Victor Mendonça
Em fevereiro de 2017, entrevistei o meu grande amigo João Luiz Carneiro para o canal ‘Mundo Asperger’, veiculado no YouTube. Neste vídeo, intitulado ‘Autista tem Amigo?‘, trocamos nossas experiências de desafios e conquistas da amizade entre o autista e o neurotípico. Apesar do tom leve deste episódio, a interação do autista com o mundo é sempre um tema delicado de ser abordado. Afinal, será que uma pessoa que carece de malícia social e, ainda por cima, tem dificuldades de manter diálogos funcionais será capaz de perceber o valor de uma amizade? Ou mesmo compreender o que é a amizade, um conceito que para alguns pode soar como demasiadamente abstrato?
Para o filósofo e pacifista Daisaku Ikeda, “a amizade é o mais belo dos laços humanos. É um relacionamento que transcende as perdas e os ganhos. Não se trata de algo superficial, muito menos de simplesmente sentir simpatia ou pena de outra pessoa. É um relacionamento em que, não importando o que aconteça com a outra pessoa, vocês ainda se preocupam com ela do fundo do coração. A amizade é um tesouro insubstituível.” Dessa forma, a interação com o outro, a busca por amizades é algo importante na vida de qualquer pessoa. Ficar isolado em meio aos próprios pensamentos, sem nenhum mecanismo para dividi-los com outras pessoas (o que não inclui somente a linguagem oral), é uma das piores torturas às quais qualquer ser humano pode ser submetido. Vivemos em uma sociedade, e funcionar bem junto a ela envolve uma questão de saúde, como abordo em meu primeiro livro, ‘Outro Olhar – Reflexões de um Autista’.

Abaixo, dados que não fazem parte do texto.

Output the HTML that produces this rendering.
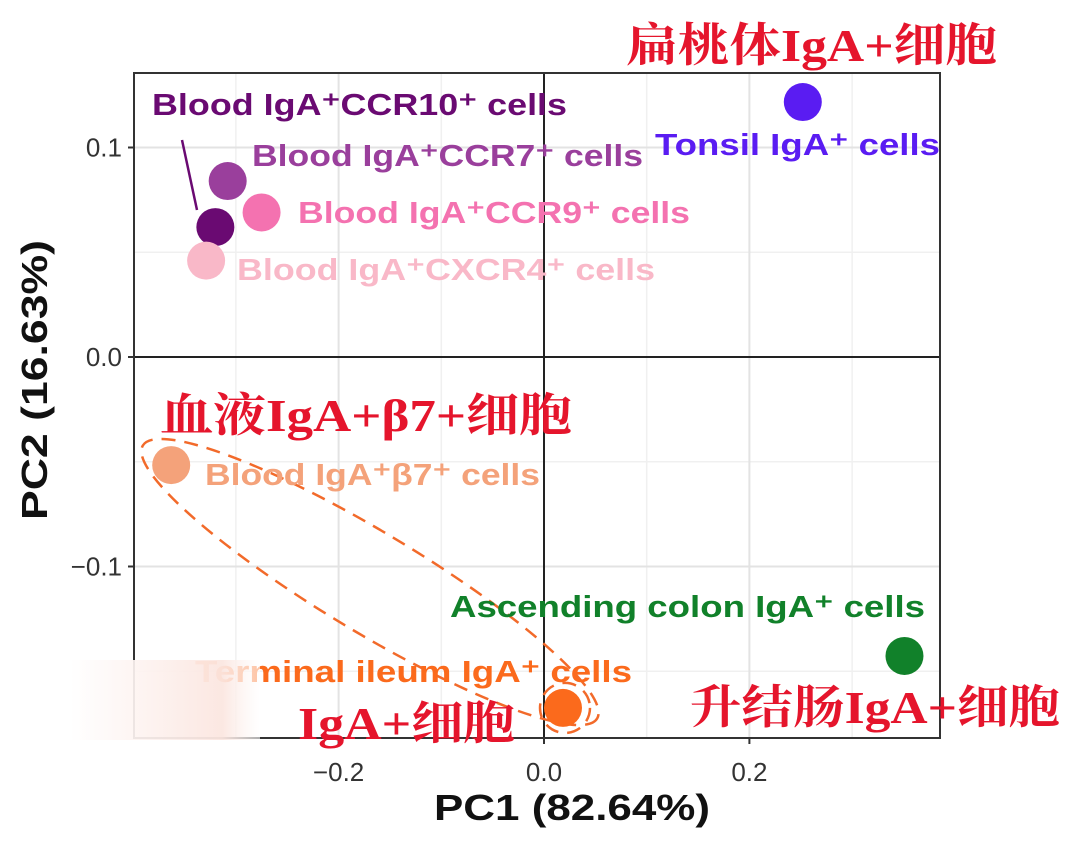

Não cabe apontar autistas ou neurotípicos como culpados por essa dificuldade de interagirem entre si. O que acontece é que temos maneiras diferentes de perceber o mundo. Essa falta de entendimento gera conflitos e isolamento. Eu já experimentei essas situações. Posso afirmar que não são nada agradáveis. Também tenho os momentos em que gosto de ficar sozinho, claro, desde que sejam por escolha minha e não impostos por uma possível fragilidade na interação social. Lembro-me que a minha primeira melhor amiga, certa vez, chamou-me na escola para passar o recreio com ela. É que ela sentia pena de mim por estar sempre sozinho, o que realmente era incômodo em determinados momentos. A partir dessa amiga, que me transportou para o grupo dos “populares” do qual ela fazia parte, sempre busquei por uma pessoa de suporte nos grupos em que convivia. Antes disso, eu até interagia bem com outras pessoas e colegas, mas não criava laços profundos de amizade. Os momentos mais difíceis, para mim, foram quando me vi desamparado, em um grupo que não tinha uma pessoa amiga para decodificar, quase traduzir a linguagem das outras crianças e adolescentes para mim.

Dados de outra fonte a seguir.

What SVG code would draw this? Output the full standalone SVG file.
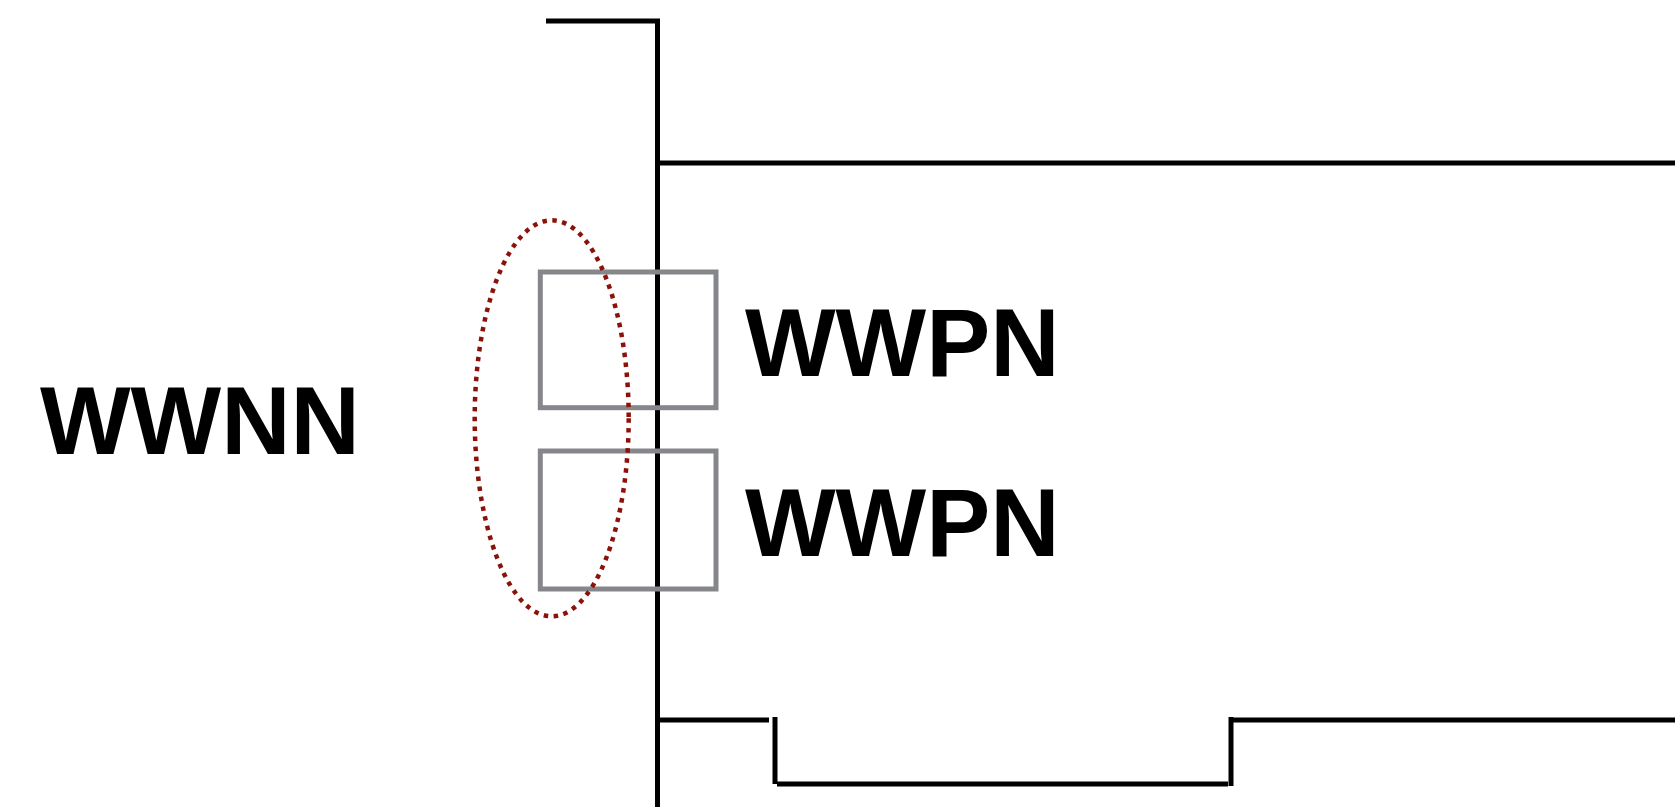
<svg xmlns="http://www.w3.org/2000/svg" width="1675" height="807" viewBox="0 0 1675 807">
<style>
.ln{stroke:#000;stroke-width:5;fill:none}
.box{stroke:#86878b;stroke-width:5;fill:none}
.lbl{font-family:"Liberation Sans",Arial,sans-serif;font-weight:bold;font-size:96px;fill:#000}
</style>
<rect width="1675" height="807" fill="#fff"/>
<g id="connectors">
<polyline class="ln" points="546,21 657.5,21 657.5,807"/>
<line class="ln" x1="660" y1="163" x2="1675" y2="163"/>
<line class="ln" x1="660" y1="720" x2="769" y2="720"/>
<line class="ln" x1="775" y1="717" x2="775" y2="784"/>
<line class="ln" x1="777" y1="784" x2="1228" y2="784"/>
<line class="ln" x1="1231" y1="717" x2="1231" y2="786"/>
<line class="ln" x1="1233" y1="720" x2="1675" y2="720"/>
</g>
<g id="box1"><rect class="box" x="540.3" y="272" width="175.7" height="135.7"/></g>
<g id="box2"><rect class="box" x="540.3" y="451" width="175.7" height="138"/></g>
<g id="group-ellipse"><ellipse cx="551.7" cy="418.3" rx="77" ry="198" fill="none" stroke="#8b1209" stroke-width="4.5" stroke-dasharray="4.5,5.5"/></g>
<g id="wwnn"><text class="lbl" x="40" y="454">WWNN</text></g>
<g id="wwpn1"><text class="lbl" x="745" y="376">WWPN</text></g>
<g id="wwpn2"><text class="lbl" x="745" y="556">WWPN</text></g>
</svg>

Como define Ikeda, a amizade deve ser genuína, e para isso ela é conquistada, construída aos poucos. Hoje tenho grupo de amigos bastante próximos na faculdade, fazemos trabalhos em conjunto e sinto que eles não estão do meu lado por pena do autista. Pelo contrário, sei que tenho muito a acrescentar ao grupo, e também aprendo muito com todos eles. Saímos constantemente para eventos e festas. Eles conhecem as minhas limitações com barulhos, notam alguns sintomas de fobia social e nunca exigem de mim mais do que dou conta, nem vice-versa. Isto é um desafio, pois é difícil para um autista saber a hora certa de intervir numa conversa grupal, assim como compreender quais são os comportamentos socialmente desejados, o que envolve muitas tentativas, erros, acertos e, por vezes, frustração. Por mais difícil que isso seja, nós, autistas, devemos estar preparados para nos fortalecermos com as más experiências sociais pelas quais possamos passar em alguns momentos da nossa vida. Eu paguei para ver e conquistei amigos maravilhosos e outros que hoje não chamaria de amigos, mas que serviram a um processo de aprendizado para minha relação social. O autista não deve ficar preso em uma redoma. É justamente este contato com o mundo que o fará evoluir.